Which brings me to the point of loneliness…I am often lonely. I miss having someone to put my arms around, to talk with and hold into the night, to know intimately and have know me. And it is not my priority to "find" someone to complete me. I am complete just as I am. But these days of loneliness creep up on me now and then, and I weep for what I feel I have lost, what I fear I will never have again. I am afraid that I will never allow myself to give of myself that completely ever again to another human being. I did not wish to marry more than once in my life. And I believe in marriage. I also believe that a person should never "settle" for less than what they desire on anything…least of all love. The most loving relationships still encounter struggles, but with some work and love, there is some victory in those struggles.

I have encountered people in my life who remind me I am aging, that finding that perfect mate with whom you feel passion and comfort and concern, happens seldom in life. I place emphasis on the word seldom because it is not an impossibility…just a rarity. I had those things with someone once…I believe I can have it again. But if I resign myself to "settling" for less, the relationship will be doomed. I talk to people and see people who have "settled" and it strikes me as so horribly sad. There are special people we could share our lives with all over the world. And if I never meet that person, or if I am too picky (as some people say), I will be okay on my own. I will encounter my loneliness, share it with friends who help to soften and take the edge off of my sadness. And I will remember that the acuteness of my loneliness will pass…it always does.
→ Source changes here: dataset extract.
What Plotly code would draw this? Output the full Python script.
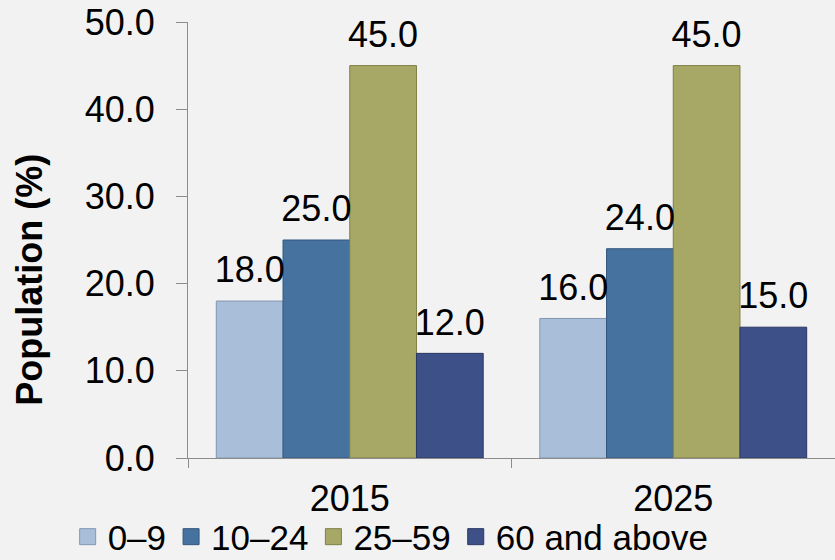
import plotly.graph_objects as go

categories = ["2015", "2025"]
series_names = ["0–9", "10–24", "25–59", "60 and above"]
values_0_9 = [18.0, 16.0]
values_10_24 = [25.0, 24.0]
values_25_59 = [45.0, 45.0]
values_60_plus = [12.0, 15.0]
y_ticks = [0, 10, 20, 30, 40, 50]

colors = ["#a9bed8", "#46729f", "#a7a866", "#3d5087"]
lines = ["#8397b1", "#33577e", "#7f8046", "#2a3864"]

FONT = 36
series_values = [values_0_9, values_10_24, values_25_59, values_60_plus]

fig = go.Figure()
for i, (name, vals, c, lc) in enumerate(zip(series_names, series_values, colors, lines)):
    fig.add_trace(go.Bar(
        x=categories, y=vals, name=name, showlegend=False, offsetgroup=str(i),
        marker=dict(color=c, line=dict(color=lc, width=1)),
    ))
for i, (name, vals) in enumerate(zip(series_names, series_values)):
    fig.add_trace(go.Scatter(
        x=categories, y=vals, mode="markers+text", showlegend=False, offsetgroup=str(i),
        marker=dict(size=14, opacity=0), hoverinfo="skip",
        text=[f"{v:.1f}" for v in vals], textposition="top center",
        textfont=dict(size=FONT, color="black"), cliponaxis=False,
    ))
for name, c, lc in zip(series_names, colors, lines):
    fig.add_trace(go.Scatter(
        x=[None], y=[None], mode="markers", name=name,
        marker=dict(symbol="square", size=20, color=c, line=dict(color=lc, width=1)),
    ))

fig.add_annotation(
    text="<b>Population (%)</b>", xref="paper", yref="paper",
    x=-0.245, y=0.41, xanchor="center", yanchor="middle", textangle=-90,
    showarrow=False, font=dict(size=FONT, color="black"),
)

fig.update_layout(
    width=835, height=560,
    paper_bgcolor="#f2f2f2", plot_bgcolor="#f2f2f2",
    margin=dict(l=188, r=0, t=22, b=102, autoexpand=False),
    barmode="group", bargap=0.175, bargroupgap=0,
    scattermode="group", scattergap=0.175,
    font=dict(family="Liberation Sans, Arial, sans-serif", size=FONT, color="black"),
    showlegend=True,
    legend=dict(orientation="h", x=-0.186, xanchor="left", y=-0.181, yanchor="middle",
                font=dict(size=35), itemsizing="trace", bgcolor="rgba(0,0,0,0)",
                tracegroupgap=0),
    xaxis=dict(showline=True, linecolor="#8c8c8c", linewidth=1, ticks="outside",
               tickson="boundaries", ticklen=9, tickcolor="#8c8c8c",
               tickfont=dict(size=FONT), showgrid=False, ticklabelstandoff=9),
    yaxis=dict(range=[0, 50], tickvals=y_ticks, tickformat=".1f", showline=True,
               linecolor="#8c8c8c", linewidth=1, ticks="outside", ticklen=11,
               tickcolor="#8c8c8c", showgrid=False, zeroline=False,
               tickfont=dict(size=FONT), ticklabelstandoff=14),
)
fig.write_html(
    "out.html",
    config={"displayModeBar": False},
    post_script="document.body.style.margin='0';document.body.style.background='#f2f2f2';",
)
I can ride this wave out, just as I have before.

Thursday, January 1, 1998

No Bridges Burned

Nothing has made me capable of erasing you from my heart.

Broken as my heart was.
Ripped apart by the insane desire to gather strength,
Endure hardship, suffer through love beside you.

Bolstered now by our separation,
My heart and soul were uplifted to hear your voice,
Resonating in my ears and in my mind.
Nothing could ever change what I feel for you.
Eternally my heart belongs to you.
Destined we are to be connected always, heart, body, and soul.